--- BEGIN Data in this exercise ---

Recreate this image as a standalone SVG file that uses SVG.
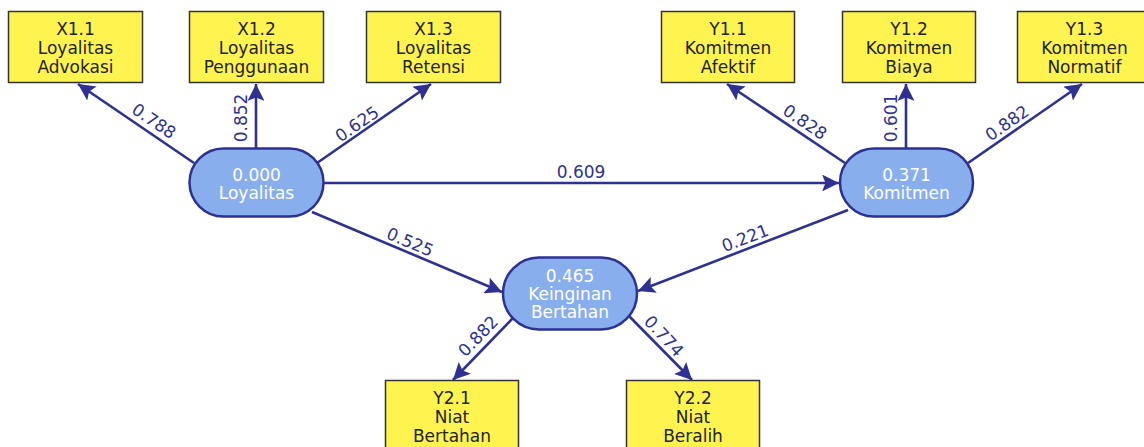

--- END Data in this exercise ---
--- BEGIN Data in this exercise ---

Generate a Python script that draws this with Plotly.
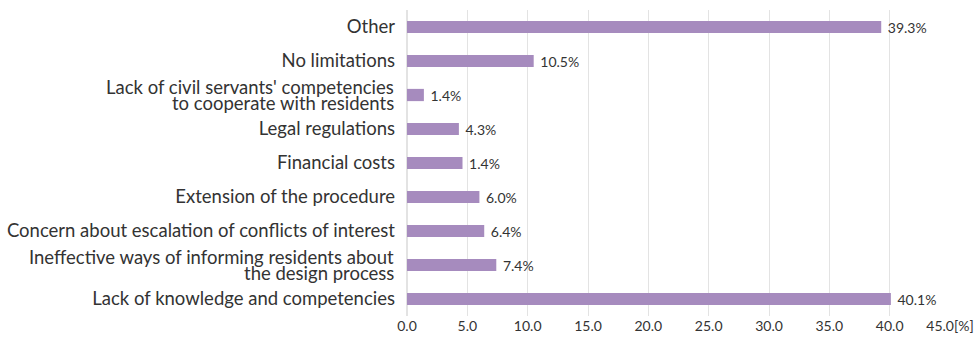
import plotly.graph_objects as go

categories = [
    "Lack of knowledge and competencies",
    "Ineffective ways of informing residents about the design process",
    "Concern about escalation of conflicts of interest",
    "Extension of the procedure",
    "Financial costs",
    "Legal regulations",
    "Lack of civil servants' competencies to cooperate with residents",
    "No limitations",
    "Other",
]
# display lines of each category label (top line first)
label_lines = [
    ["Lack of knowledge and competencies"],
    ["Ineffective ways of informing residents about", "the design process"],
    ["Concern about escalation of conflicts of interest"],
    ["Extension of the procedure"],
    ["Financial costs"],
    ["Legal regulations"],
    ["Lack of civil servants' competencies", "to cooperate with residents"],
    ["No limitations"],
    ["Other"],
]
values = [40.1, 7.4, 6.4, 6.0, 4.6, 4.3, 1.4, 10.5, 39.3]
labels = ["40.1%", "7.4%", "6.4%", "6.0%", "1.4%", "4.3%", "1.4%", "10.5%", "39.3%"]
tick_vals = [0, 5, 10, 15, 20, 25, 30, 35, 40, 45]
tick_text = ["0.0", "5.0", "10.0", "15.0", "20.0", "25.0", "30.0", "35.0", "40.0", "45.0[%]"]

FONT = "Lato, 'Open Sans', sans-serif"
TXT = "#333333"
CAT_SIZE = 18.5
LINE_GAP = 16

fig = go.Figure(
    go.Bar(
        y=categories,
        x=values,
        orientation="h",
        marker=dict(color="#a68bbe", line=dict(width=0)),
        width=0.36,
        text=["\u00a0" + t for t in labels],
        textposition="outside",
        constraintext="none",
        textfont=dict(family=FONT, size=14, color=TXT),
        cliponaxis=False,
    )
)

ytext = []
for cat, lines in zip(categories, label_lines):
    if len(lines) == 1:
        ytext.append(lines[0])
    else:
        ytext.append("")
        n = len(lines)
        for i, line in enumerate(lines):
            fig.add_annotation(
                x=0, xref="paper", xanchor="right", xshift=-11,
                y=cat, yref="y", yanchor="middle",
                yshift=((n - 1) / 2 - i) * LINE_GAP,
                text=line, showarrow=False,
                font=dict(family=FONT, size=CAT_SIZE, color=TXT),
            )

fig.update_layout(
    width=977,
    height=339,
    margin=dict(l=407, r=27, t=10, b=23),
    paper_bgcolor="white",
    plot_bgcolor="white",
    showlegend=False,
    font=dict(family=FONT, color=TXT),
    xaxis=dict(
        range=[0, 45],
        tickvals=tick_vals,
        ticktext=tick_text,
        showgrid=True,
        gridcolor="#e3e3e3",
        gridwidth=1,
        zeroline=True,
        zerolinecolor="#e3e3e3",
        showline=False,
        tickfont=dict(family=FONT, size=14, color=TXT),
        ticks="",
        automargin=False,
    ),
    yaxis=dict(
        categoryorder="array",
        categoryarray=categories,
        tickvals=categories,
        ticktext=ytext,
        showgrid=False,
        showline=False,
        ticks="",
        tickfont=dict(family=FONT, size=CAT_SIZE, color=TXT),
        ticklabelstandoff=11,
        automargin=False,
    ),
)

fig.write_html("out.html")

--- END Data in this exercise ---
--- BEGIN Data in this exercise ---

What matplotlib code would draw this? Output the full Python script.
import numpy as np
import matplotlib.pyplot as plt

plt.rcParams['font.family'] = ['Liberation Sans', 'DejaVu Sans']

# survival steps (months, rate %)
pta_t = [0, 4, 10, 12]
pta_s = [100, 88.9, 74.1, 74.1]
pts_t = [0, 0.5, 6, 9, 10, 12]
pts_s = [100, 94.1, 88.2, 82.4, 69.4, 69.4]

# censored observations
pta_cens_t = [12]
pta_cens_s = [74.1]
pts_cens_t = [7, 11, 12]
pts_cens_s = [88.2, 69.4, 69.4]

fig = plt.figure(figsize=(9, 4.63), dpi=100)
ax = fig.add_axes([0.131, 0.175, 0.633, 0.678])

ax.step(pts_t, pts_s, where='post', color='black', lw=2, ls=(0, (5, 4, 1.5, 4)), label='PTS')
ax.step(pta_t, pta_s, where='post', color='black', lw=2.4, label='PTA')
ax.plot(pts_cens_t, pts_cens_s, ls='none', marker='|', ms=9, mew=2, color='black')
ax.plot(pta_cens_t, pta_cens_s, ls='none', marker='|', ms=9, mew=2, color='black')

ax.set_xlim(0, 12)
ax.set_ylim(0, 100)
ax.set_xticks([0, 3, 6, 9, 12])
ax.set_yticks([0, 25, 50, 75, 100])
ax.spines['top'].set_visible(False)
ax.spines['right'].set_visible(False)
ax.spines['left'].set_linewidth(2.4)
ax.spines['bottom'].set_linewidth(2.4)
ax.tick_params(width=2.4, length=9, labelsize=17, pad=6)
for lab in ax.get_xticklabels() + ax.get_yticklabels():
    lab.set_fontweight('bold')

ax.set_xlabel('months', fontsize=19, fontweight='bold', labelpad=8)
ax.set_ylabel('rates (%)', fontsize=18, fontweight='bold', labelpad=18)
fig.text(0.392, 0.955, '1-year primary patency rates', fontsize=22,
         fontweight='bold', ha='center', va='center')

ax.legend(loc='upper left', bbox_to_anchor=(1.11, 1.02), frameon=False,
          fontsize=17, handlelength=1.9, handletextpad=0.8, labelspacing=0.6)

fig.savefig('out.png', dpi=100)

--- END Data in this exercise ---

| What you should do |
Reproduce word for word the material above, beginning with the line that contains "What matplotlib code" and ending with the line that contains "pts_cens_s = [88.2, 69.4, 69.4]".

| Finished task |
What matplotlib code would draw this? Output the full Python script.
import numpy as np
import matplotlib.pyplot as plt

plt.rcParams['font.family'] = ['Liberation Sans', 'DejaVu Sans']

# survival steps (months, rate %)
pta_t = [0, 4, 10, 12]
pta_s = [100, 88.9, 74.1, 74.1]
pts_t = [0, 0.5, 6, 9, 10, 12]
pts_s = [100, 94.1, 88.2, 82.4, 69.4, 69.4]

# censored observations
pta_cens_t = [12]
pta_cens_s = [74.1]
pts_cens_t = [7, 11, 12]
pts_cens_s = [88.2, 69.4, 69.4]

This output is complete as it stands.